K-water returned to the same pipeline in Tongyeong City and inspected two portions (1 kilometre total) of 800-mm steel pipeline that were not covered in the training inspections. These inspections were successful in finding three leaks varying in size, with an estimated total water loss of 89,352 m3 per year. K-water has since repaired all of these leaks. While leaks are often a preliminary indicator of pipeline failure, that is not always the case. Internal delamination, cracking, pitting and corrosion do not necessarily produce leaks and are often indicators that steel pipe will eventually fail. Because K-water has collected and tested pipe section samples from failed areas of their pipelines, they have built up knowledge of what a near-failing pipe looks like. By combining this knowledge with actual internal video of a pipeline, and they are able to effectively understand the risk associated with specific pipe sections and create a baseline condition of their pipeline to help better understand their system.

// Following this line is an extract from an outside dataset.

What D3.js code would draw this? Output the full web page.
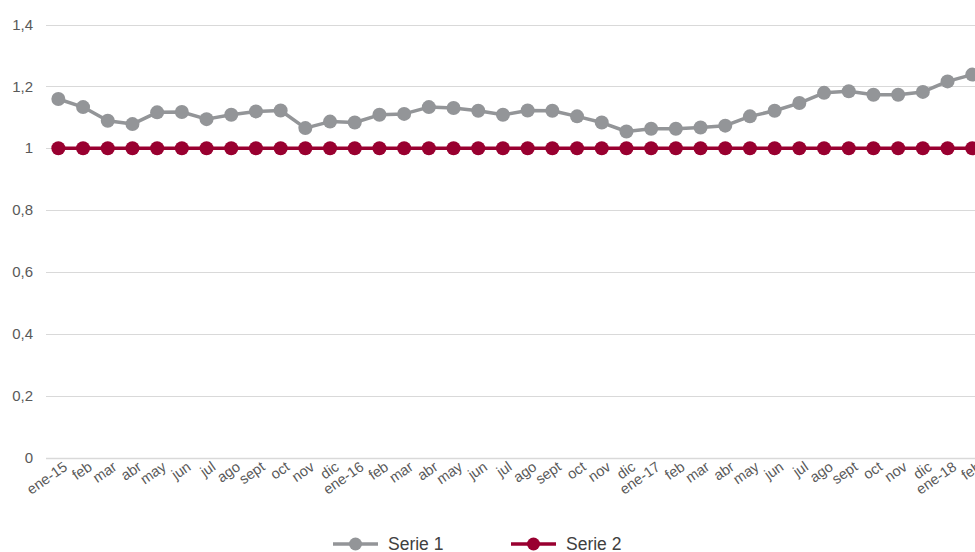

Also, since Korea's landscape is mountainous and many of the pipelines are deeply buried, excavation can be extremely time consuming and costly. The accuracy of the tool has allowed K-water to estimate if the water savings from repairing a difficultly-located leak are less than the cost of excavation before making the decision. By precisely identifying leak locations and providing video that helps K-water understand the risk associated with pipe sections, the tool has helped K-water to minimize service interruption.

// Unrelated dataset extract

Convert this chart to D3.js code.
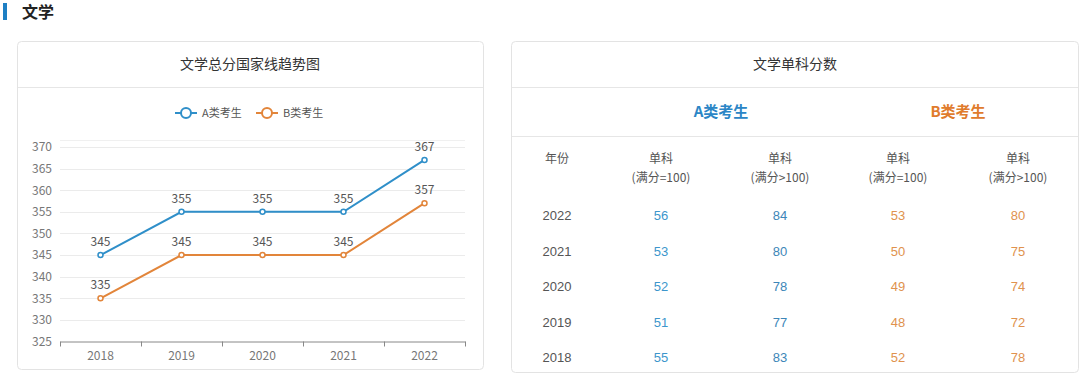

The system is also effective in South Korea because of its accuracy. During the training inspections, K-water was able to locate pinhole leaks as close as 5-cm above and below the actual leak location – meaning service disruption, excavation and repair times were minimal. In K-water's subsequent inspection of the same pipeline in Tongyeong City, they were able to excavate and repair all three identified leaks in 5.5 hours each during the night (three separate repairs), causing little disruption to customers.

K-water's 2012 program plans to inspect about 52 kilometers of pipeline for leaks and gas pockets on both its own national pipelines and in its client municipalities. Inspections are carried out based on a priority list developed by K-water.

As of September 2012, K-water has inspected 21 kilometres of pipeline alone, finding 21 leaks of various sizes. Including the second portion of its training program, 25 total kilometres have been inspected in 2012, locating 22 leaks. K-water has inspected both its own pipelines as well the regional pipelines that it operates and has covered pipes with diameters as small as 150-mm and as large as 2300-mm, with most pipe being either steel, ductile iron or cast iron pipe. After locating a leak, K-water makes a fiscally-motivated decision on whether to repair the leak by comparing the estimated value of water lost from and the cost to excavate and repair.